--- begin INFORMATION SHOWN ---
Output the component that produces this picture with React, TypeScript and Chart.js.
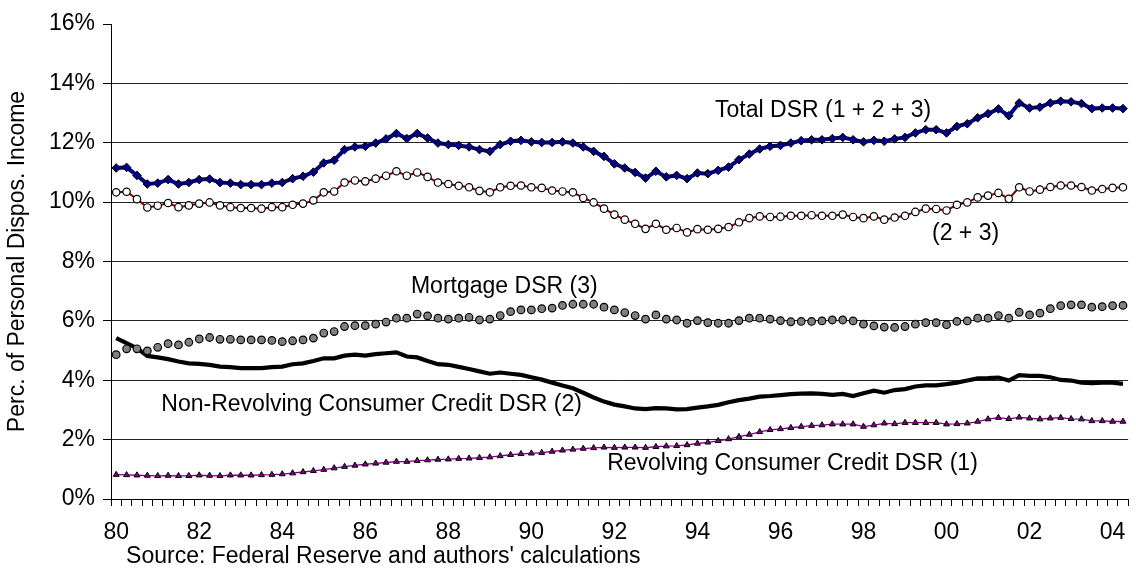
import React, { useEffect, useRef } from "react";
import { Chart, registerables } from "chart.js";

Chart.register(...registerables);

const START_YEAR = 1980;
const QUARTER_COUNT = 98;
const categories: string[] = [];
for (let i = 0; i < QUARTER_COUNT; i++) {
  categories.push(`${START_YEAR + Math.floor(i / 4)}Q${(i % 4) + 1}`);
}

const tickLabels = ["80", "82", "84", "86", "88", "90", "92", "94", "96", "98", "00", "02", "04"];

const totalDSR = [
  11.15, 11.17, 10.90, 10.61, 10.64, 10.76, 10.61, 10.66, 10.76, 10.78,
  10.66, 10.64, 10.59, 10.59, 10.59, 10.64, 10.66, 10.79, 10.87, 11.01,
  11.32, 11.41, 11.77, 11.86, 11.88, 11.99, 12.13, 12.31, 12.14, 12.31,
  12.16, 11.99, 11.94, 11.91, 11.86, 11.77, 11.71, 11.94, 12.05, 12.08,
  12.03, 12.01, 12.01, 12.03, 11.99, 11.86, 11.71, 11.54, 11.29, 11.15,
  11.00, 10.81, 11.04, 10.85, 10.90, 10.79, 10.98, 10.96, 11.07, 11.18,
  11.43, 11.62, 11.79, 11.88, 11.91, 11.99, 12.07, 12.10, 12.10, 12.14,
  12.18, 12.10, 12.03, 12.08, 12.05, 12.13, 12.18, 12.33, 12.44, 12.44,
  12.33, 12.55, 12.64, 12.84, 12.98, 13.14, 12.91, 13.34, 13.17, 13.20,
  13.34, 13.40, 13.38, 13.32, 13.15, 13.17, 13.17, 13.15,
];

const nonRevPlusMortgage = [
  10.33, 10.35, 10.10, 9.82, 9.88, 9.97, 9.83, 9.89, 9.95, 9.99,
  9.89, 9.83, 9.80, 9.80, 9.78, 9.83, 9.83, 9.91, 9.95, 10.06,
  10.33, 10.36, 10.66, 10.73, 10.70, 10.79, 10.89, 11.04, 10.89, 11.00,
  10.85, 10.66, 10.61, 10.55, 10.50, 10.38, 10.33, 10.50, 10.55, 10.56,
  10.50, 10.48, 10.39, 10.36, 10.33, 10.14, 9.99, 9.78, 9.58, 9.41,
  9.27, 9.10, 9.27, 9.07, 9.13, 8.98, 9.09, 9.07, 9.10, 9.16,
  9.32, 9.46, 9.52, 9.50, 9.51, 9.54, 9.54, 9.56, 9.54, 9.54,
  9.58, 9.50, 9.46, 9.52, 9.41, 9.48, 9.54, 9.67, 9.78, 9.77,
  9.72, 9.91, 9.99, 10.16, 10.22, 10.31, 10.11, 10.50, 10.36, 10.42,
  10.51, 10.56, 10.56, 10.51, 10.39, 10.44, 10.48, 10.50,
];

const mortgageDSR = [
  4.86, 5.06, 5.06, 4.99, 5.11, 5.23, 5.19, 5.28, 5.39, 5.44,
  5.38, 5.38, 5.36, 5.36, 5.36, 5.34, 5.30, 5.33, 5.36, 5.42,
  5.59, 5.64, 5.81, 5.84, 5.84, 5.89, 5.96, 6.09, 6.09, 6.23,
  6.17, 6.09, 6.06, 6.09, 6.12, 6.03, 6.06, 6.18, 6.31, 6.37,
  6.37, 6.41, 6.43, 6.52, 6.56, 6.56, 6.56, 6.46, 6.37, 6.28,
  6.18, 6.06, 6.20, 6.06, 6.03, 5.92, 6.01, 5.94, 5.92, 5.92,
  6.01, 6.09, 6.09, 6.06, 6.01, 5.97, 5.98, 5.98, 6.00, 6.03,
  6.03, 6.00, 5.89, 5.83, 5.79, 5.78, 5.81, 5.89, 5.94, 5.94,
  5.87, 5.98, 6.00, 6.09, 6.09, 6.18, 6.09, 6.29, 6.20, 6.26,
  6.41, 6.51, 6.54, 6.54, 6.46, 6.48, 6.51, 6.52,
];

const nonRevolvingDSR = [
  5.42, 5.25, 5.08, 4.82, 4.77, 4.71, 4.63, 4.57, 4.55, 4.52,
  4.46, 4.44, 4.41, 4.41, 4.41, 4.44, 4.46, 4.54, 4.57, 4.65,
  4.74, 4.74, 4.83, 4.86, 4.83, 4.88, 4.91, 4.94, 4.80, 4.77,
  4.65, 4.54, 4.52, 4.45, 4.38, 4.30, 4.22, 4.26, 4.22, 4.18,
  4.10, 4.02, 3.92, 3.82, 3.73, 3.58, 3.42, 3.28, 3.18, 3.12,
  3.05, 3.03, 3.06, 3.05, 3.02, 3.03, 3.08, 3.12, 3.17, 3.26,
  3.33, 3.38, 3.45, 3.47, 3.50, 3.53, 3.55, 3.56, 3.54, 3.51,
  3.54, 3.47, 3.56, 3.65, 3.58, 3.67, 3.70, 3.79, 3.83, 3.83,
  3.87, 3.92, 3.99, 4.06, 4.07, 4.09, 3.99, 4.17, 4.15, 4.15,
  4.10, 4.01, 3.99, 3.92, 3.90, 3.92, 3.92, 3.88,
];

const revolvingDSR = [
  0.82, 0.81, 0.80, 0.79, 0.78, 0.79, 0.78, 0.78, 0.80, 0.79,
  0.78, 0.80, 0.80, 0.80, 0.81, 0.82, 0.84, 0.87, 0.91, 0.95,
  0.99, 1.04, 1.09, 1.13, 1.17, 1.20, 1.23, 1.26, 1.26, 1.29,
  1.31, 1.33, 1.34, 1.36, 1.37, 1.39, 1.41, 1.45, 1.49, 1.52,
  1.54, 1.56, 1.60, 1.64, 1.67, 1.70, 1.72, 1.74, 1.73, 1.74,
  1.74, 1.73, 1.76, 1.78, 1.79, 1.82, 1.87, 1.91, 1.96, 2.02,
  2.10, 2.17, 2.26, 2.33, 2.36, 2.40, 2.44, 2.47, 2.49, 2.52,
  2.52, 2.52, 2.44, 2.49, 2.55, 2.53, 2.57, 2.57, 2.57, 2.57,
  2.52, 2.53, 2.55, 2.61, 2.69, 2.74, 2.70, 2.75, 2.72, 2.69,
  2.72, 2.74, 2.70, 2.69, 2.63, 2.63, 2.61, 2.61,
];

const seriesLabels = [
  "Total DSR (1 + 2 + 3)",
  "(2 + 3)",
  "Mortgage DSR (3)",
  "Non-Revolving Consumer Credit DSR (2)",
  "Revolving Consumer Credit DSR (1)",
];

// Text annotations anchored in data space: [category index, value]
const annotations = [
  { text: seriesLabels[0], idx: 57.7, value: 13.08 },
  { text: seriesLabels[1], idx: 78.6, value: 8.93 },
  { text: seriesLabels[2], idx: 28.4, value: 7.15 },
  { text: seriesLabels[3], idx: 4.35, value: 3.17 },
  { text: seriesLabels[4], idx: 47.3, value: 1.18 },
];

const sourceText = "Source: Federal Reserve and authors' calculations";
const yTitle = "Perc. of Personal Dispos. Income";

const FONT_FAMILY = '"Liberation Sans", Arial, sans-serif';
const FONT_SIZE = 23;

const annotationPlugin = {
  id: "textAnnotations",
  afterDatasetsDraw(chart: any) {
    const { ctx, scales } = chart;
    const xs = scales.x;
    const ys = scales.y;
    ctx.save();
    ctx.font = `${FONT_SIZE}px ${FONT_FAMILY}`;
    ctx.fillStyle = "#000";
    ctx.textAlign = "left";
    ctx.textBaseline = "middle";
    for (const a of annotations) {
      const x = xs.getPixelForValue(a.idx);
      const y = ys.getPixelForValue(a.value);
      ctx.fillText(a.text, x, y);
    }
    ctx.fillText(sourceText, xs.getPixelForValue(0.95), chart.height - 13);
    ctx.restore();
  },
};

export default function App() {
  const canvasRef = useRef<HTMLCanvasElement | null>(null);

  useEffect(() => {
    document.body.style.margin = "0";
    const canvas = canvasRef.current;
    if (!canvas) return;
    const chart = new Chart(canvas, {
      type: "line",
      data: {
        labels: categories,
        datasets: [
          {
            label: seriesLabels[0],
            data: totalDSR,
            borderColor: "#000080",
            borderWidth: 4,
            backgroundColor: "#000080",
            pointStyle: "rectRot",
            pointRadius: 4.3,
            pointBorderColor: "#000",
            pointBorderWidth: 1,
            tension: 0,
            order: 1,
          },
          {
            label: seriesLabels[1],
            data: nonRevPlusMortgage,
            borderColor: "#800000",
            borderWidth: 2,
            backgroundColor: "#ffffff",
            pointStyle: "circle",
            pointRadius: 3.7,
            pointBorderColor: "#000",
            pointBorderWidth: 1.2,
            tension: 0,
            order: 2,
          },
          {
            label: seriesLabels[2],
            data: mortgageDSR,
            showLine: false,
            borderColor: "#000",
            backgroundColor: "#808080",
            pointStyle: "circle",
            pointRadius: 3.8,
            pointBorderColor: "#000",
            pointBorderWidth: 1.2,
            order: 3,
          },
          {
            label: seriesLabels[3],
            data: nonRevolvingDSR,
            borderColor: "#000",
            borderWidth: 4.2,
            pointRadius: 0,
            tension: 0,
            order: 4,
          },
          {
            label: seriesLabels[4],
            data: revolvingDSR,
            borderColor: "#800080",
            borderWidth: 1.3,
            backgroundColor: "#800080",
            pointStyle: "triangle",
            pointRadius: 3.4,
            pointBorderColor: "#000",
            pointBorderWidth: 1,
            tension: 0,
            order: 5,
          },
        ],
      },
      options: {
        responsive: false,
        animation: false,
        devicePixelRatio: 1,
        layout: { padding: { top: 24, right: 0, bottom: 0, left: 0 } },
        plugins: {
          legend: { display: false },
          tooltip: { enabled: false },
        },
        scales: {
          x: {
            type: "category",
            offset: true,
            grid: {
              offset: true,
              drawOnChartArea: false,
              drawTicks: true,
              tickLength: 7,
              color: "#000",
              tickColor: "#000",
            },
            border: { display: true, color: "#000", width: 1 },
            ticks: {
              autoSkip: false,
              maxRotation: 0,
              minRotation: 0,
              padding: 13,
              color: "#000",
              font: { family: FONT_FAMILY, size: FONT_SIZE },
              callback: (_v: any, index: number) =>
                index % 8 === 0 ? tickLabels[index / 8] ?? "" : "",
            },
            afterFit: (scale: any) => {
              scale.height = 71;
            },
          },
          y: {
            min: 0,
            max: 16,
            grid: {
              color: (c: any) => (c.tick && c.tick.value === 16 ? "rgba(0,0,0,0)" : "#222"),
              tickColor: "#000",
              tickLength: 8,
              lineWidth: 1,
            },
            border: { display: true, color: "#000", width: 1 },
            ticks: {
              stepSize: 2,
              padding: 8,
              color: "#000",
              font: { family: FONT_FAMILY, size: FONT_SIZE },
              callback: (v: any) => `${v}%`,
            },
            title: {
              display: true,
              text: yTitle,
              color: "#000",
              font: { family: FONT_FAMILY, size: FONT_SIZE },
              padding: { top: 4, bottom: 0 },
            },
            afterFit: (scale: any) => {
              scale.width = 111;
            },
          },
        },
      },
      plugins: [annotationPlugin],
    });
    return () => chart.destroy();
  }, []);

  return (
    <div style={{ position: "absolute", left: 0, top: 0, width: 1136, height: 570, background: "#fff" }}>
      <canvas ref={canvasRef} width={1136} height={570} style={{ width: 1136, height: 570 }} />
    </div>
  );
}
--- end INFORMATION SHOWN ---
- [STATED PROBLEM]:
Look through the material above and work out how many of its lines contain "React". State the number only.

- [RESPONSE TO THIS EXERCISE]:
2